As he stopped in front of her, she felt a blast of pure, unadulterated lust. For the first time in her life her body got wickedly hot. Hot and wet.
Pure, raw, animal chemistry. Whatever he had, she wanted.
On impulse her hands went to the lapels of his jacket, and she tried to pull him down to her mouth. He captured both her wrists in one of his hands. “Easy.”
She struggled against his hold, and when she couldn’t get free she arched her back. Her breasts strained against her T-shirt, and she rubbed her thighs together, anticipating what it would feel like to have him between them. “Sweet Jesus,” he muttered. She smiled up at him, relishing the sudden hunger in his face.
Wrath was dumbfounded. And he wasn’t a vampire who got struck stupid very often.
This half-human was the hottest thing he’d ever gotten anywhere near. And he’d cozied up to a lightning strike once or twice before.
This abridged passage, from J. R. Ward’s Dark Lover, is representative of a female erotical illusion that has rocketed to the top of best-seller lists and the heights of box office sales: paranormal romance. Over the past decade, sexy vampires, lusty werewolves, and a wide variety of supernatural beasties have replaced mere mortals as the most popular romance heroes and heroines. Stephenie Meyer leads the pack of paranormal authors with her Twilight series of novels about a pretty high school senior named Bella Swan who must choose between angsty vampire hottie Edward Cullen and loyal werewolf hottie Jacob Black. Twilight is so popular that U.S. senator Amy Klobuchar asked Supreme Court nominee Elena Kagan if she belonged to Team Edward or Team Jacob. At times Meyer’s Web site has received more than a million visitors a day. The vast majority
of her fans are women.
The rapid rise of the paranormal in romance is largely due to an extraordinary variety of erotical illusions. The paranormal takes the psychological cues inherent to the genre and twists them into marvelous new variations that satisfy Miss Marple in deliciously fresh new ways. Paranormals are the cream cheese sushi of the female sexual brain.
Consider paranormal heroes: wizards, necromancers, werewolves, and—most common of all—vampires. These supernatural males are alphas among alphas. Vampires are exceptionally strong and powerful. They’re often immortal. They know how to fight and are willing to annihilate the competition. They are fully capable of protecting the ones they love from a range of mundane and otherworldly dangers. In most tellings, such as Laurell K. Hamilton’s Anita Blake series and Anne Rice’s Lestat series, vampires are fabulously wealthy, having acquired land and treasure across centuries. They’re prone to owning mansions and castles, and inevitably have far-flung networks of “old money” and behind-the-scenes power. The Validus vampires in F. E. Heaton’s Winter’s Kiss, for example, are a one-thousand-year-old vampire bloodline that influences European politics.

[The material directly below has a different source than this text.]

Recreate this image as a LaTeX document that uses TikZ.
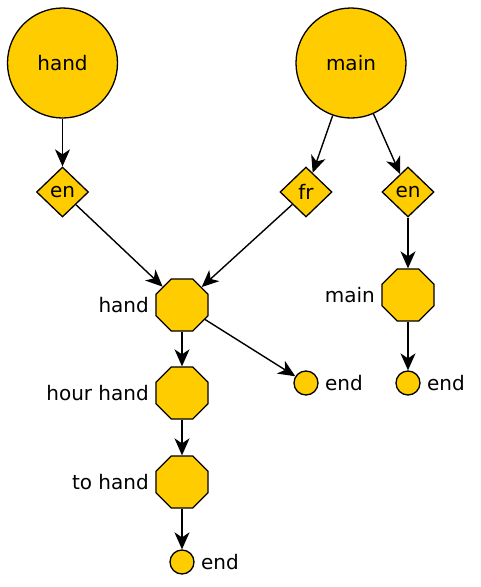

“Edward Cullen has, for millions of passion-starved better halves worldwide, become the undead embodiment of everything the contemporary schlub seems to have shed: danger, poetry, strength, speed, eternal devotion, and an insatiable hunger for the jugular,” complains Jeff Gordinier, the editor at large at Details magazine. “Meanwhile, the defanged mortal males of Earth, their rumps firmly planted in front of the flat-screen and their breath faintly fragrant of Pirate’s Booty, have become, thanks to Edward, one big collective cuckold.”